Some have attained a false consciousness when it comes to accepting other people for how they present themselves. They have transcended hegemonic standards to welcome alternative styles and aesthetics. They have even moved past the petty and needless ridicule of those who meet hegemonic standards and have accepted that some are comfortable conforming while others are not. Yet they refuse to move beyond patriarchal capitalist thought on beauty itself, continuing to place moral worth on the attractiveness of others, as though those notions have a causative relationship. They are not beyond the scope of this conversation, in spite of what they may falsely believe.
It is one thing to not personally find something attractive or beautiful, as your taste in something may differ from someone else’s, but it is another to continue enforcing ideas about what it means for something to be beautiful or not. It is one thing to share frank and honest aesthetic advice if it is welcomed by the recipient, but you can do that without asserting yourself over them like a petulant middle manager. If you want to accept others for who they are, you cannot make your respect for their presentation conditional on their perceived virtue, especially if you cannot separate the two. Don’t just say “let people enjoy things;” mean it.
Ultimately, there is no one standard of beauty. There are things humans tend to find beautiful, like shiny metals and geometric patterns, yet not all do. There are things humans tend not to find beautiful, like blemished skin, snakes, and spiders, yet some do. Beauty is not an objective fact; it is a social construct, reified across generations and composed of endless threads of styles, genres, artists, notions, and cultures. It is an expression of ourselves and the vast diversity across humanity, united not by one standard of beauty, but by many.
In a similar vein, there is no singular objective morality; it is not merely relative but is culturally-constitutive. When exactly it is permissible to kill, displace, reward, and so on is not perfectly defined in any culture and varies greatly across them. Someone of one experience may not comprehend the moral reasoning of another from another, yet neither are illegitimate and both can be understood.
Here, the absurdity of morality as beauty, particularly the petty aesthetic articulations of that idea, are seen at their core. What justifies the assumption you have assigned to this individual’s particular self-expression? Why did you feel the need to address a matter only as related to the problem at hand as you have constructed it to be? What makes your standards better than theirs? Who cares if they’re hot?

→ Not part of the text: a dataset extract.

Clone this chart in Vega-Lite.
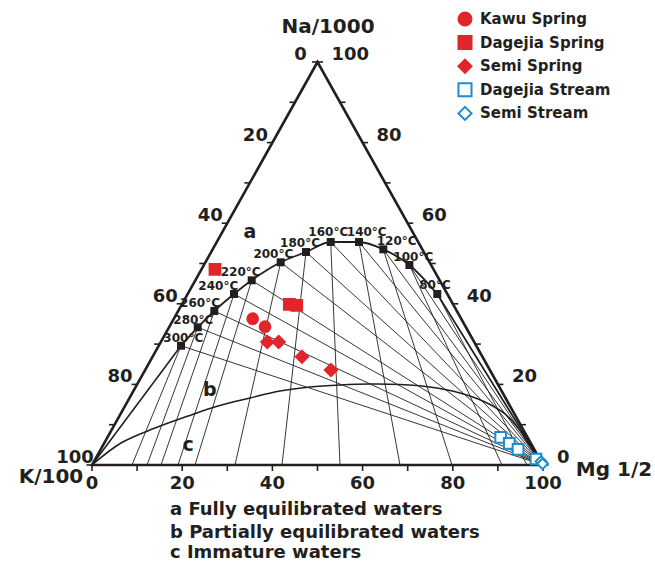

None of this is to say that you can’t enjoy thirst traps of Pedro Pascal or whatever devious smut you’ve dredged up from AO3, rather we should avoid the problematic inability to separate the aesthetics of a person from their character, even in ways that may appear harmless or even liberatory. It is one thing to rightfully observe that all art is political and therefore that the political and the aesthetic are entangled. It is another to allow aesthetics to supplant substantive critique and moral accountability – even in tiny, petty, insidious ways. So long as someone’s self-expression doesn’t bring relevant harm to others, let them be. Let people discover themselves – even in ways they may later find cringey or regrettable or in ways you don’t really understand or appreciate. Let people get lip filler or use neopronouns or shave their head or wear hiking boots everywhere or try a throuple. Call them out for the actual transgressions they commit.
Who cares if “she’s also ugly”. It doesn’t matter. We all look ugly to someone.